MATERIAL PROVIDED:
______________________________

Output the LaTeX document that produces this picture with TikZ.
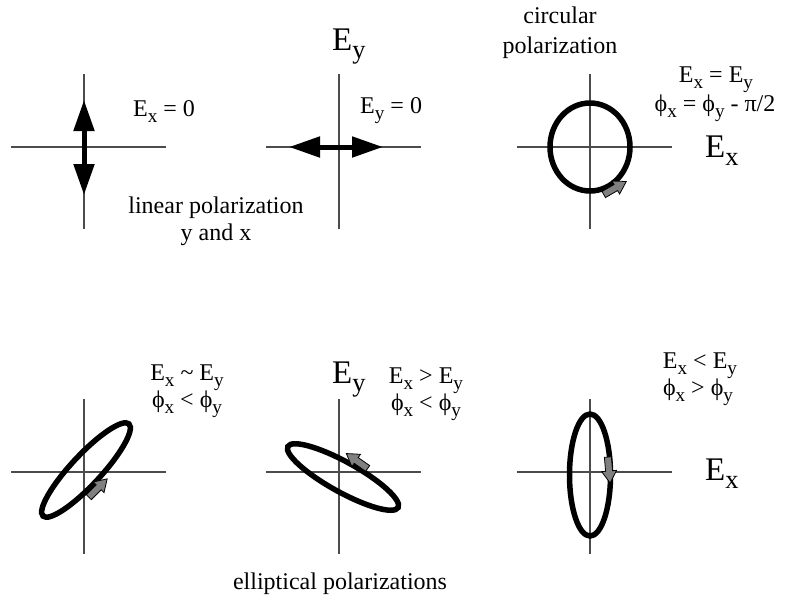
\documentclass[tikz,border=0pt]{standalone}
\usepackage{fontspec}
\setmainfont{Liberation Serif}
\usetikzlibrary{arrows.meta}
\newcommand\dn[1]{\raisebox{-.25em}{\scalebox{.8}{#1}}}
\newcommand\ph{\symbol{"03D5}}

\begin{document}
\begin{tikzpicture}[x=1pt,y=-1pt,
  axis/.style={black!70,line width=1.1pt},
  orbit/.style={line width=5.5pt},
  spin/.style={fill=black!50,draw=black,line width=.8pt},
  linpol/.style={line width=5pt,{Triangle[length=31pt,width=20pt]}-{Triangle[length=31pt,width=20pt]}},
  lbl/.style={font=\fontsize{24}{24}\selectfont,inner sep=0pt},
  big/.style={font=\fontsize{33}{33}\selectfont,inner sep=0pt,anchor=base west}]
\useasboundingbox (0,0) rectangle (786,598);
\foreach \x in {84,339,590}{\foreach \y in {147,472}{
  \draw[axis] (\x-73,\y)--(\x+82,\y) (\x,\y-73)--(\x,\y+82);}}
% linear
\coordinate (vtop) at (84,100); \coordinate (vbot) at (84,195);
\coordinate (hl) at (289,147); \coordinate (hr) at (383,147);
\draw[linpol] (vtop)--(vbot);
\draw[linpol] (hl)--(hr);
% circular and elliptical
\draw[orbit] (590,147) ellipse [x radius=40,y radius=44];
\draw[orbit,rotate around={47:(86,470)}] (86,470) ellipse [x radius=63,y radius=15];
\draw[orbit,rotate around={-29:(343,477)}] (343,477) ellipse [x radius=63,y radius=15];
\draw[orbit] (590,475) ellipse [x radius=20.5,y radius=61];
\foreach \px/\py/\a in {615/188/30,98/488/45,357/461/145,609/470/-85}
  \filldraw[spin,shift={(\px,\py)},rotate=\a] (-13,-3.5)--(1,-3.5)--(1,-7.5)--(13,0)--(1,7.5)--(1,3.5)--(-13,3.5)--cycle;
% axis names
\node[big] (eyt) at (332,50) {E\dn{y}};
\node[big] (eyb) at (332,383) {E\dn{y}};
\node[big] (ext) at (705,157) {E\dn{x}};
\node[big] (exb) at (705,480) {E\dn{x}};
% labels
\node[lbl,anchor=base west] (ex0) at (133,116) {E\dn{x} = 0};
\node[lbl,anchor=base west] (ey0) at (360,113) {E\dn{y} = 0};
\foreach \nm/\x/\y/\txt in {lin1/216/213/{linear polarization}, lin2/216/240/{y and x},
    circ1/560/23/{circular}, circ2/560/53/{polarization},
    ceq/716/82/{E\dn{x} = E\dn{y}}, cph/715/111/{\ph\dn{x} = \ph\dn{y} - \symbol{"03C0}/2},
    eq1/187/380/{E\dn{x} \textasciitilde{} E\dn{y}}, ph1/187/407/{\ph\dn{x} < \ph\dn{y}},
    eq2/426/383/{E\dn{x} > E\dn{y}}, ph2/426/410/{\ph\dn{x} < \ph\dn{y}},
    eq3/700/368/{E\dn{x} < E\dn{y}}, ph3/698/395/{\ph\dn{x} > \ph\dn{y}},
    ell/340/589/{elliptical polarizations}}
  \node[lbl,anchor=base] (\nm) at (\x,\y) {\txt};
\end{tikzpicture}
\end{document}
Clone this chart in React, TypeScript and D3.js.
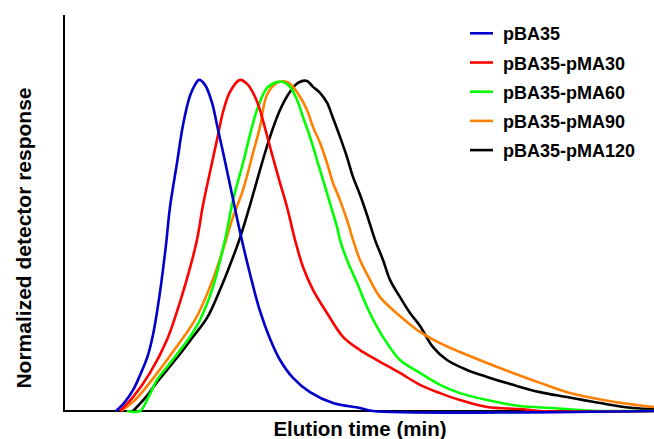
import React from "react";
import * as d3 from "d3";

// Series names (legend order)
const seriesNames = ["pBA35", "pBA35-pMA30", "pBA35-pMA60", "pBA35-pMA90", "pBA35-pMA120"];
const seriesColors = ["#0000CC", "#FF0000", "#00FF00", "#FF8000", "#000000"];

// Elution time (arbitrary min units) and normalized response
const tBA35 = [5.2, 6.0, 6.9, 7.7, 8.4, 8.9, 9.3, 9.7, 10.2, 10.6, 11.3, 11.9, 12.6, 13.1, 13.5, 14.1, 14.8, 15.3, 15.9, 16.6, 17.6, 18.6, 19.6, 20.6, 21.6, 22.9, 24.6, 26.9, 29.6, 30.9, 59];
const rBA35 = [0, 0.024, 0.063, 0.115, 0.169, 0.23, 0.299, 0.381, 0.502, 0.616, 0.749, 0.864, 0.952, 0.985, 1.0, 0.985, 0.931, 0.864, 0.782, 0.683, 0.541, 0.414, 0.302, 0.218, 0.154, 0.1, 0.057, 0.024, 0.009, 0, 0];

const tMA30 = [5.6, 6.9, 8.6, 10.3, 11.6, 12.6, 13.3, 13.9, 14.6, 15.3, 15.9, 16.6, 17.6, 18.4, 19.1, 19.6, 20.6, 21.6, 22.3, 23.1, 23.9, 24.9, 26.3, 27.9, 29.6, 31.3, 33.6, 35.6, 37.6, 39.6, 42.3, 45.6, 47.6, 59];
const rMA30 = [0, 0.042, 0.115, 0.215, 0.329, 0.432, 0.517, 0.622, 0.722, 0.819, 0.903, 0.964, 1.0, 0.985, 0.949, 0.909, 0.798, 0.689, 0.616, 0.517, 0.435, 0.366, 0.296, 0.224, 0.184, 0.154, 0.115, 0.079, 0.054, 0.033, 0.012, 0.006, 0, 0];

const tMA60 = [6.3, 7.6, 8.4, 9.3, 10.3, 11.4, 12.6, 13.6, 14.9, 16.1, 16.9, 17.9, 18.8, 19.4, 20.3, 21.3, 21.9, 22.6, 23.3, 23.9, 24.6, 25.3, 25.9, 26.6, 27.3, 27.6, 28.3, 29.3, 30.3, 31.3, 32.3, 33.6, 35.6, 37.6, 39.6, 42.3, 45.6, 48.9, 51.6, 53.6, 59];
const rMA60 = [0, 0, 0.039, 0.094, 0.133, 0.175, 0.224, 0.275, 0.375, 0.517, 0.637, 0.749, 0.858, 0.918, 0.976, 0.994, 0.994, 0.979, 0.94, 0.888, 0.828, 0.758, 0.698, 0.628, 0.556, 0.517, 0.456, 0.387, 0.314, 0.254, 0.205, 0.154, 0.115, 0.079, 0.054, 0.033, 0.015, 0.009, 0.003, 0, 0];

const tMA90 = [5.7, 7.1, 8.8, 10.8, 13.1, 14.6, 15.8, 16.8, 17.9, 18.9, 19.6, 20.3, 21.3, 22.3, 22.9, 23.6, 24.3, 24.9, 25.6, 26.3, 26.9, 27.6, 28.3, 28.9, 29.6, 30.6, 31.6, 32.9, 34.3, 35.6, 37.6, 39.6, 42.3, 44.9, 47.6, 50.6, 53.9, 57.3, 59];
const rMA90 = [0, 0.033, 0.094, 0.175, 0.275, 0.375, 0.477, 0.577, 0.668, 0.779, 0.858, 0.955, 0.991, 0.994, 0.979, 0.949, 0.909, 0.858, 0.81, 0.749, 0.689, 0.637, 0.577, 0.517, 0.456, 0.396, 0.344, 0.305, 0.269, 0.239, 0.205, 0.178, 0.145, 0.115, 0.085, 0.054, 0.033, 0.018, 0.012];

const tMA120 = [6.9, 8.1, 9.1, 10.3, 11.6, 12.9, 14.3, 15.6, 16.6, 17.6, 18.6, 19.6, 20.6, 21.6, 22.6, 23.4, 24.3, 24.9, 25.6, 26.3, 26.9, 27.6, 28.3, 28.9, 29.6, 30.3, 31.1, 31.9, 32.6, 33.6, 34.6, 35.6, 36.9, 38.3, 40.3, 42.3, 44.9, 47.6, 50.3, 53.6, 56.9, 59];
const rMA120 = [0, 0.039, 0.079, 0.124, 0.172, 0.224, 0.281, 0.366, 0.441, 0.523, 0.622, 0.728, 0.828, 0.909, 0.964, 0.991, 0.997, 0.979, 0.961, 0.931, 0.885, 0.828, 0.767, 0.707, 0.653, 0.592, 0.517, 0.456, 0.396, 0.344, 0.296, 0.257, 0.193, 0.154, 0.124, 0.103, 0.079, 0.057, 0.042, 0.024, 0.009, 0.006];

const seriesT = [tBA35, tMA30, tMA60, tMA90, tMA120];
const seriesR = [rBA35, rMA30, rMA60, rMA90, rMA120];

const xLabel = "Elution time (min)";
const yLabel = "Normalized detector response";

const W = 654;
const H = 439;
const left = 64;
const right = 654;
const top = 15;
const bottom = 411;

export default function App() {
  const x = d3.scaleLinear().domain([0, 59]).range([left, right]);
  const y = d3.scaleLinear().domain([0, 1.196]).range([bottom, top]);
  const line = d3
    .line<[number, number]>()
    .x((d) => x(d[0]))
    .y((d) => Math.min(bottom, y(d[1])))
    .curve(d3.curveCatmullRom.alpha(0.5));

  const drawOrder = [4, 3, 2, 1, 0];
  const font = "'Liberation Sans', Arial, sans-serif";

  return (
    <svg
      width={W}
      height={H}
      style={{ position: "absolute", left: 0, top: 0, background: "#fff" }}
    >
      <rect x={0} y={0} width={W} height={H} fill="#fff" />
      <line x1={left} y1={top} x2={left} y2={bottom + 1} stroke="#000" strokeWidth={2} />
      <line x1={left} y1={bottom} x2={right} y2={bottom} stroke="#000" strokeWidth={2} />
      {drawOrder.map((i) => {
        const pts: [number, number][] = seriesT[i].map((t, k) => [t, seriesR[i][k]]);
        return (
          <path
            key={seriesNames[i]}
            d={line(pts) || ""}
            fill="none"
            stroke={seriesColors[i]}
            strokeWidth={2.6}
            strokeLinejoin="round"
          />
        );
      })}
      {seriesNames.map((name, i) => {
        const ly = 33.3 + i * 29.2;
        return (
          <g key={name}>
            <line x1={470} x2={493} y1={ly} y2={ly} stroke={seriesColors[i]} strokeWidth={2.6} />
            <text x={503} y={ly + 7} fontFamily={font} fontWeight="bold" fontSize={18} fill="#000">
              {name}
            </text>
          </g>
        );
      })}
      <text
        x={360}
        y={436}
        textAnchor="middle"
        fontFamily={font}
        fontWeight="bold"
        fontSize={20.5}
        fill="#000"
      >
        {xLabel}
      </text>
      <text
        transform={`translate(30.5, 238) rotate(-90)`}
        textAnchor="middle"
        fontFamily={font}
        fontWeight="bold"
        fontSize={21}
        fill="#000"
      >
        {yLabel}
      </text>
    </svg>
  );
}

______________________________

GIVEN TASK: Print out, exactly and with nothing added, the lines starting at the line holding "Clone this chart" and ending at the line holding "0.009, 0, 0];", minus any pictures.

RESULT BELOW:
Clone this chart in React, TypeScript and D3.js.
import React from "react";
import * as d3 from "d3";

// Series names (legend order)
const seriesNames = ["pBA35", "pBA35-pMA30", "pBA35-pMA60", "pBA35-pMA90", "pBA35-pMA120"];
const seriesColors = ["#0000CC", "#FF0000", "#00FF00", "#FF8000", "#000000"];

// Elution time (arbitrary min units) and normalized response
const tBA35 = [5.2, 6.0, 6.9, 7.7, 8.4, 8.9, 9.3, 9.7, 10.2, 10.6, 11.3, 11.9, 12.6, 13.1, 13.5, 14.1, 14.8, 15.3, 15.9, 16.6, 17.6, 18.6, 19.6, 20.6, 21.6, 22.9, 24.6, 26.9, 29.6, 30.9, 59];
const rBA35 = [0, 0.024, 0.063, 0.115, 0.169, 0.23, 0.299, 0.381, 0.502, 0.616, 0.749, 0.864, 0.952, 0.985, 1.0, 0.985, 0.931, 0.864, 0.782, 0.683, 0.541, 0.414, 0.302, 0.218, 0.154, 0.1, 0.057, 0.024, 0.009, 0, 0];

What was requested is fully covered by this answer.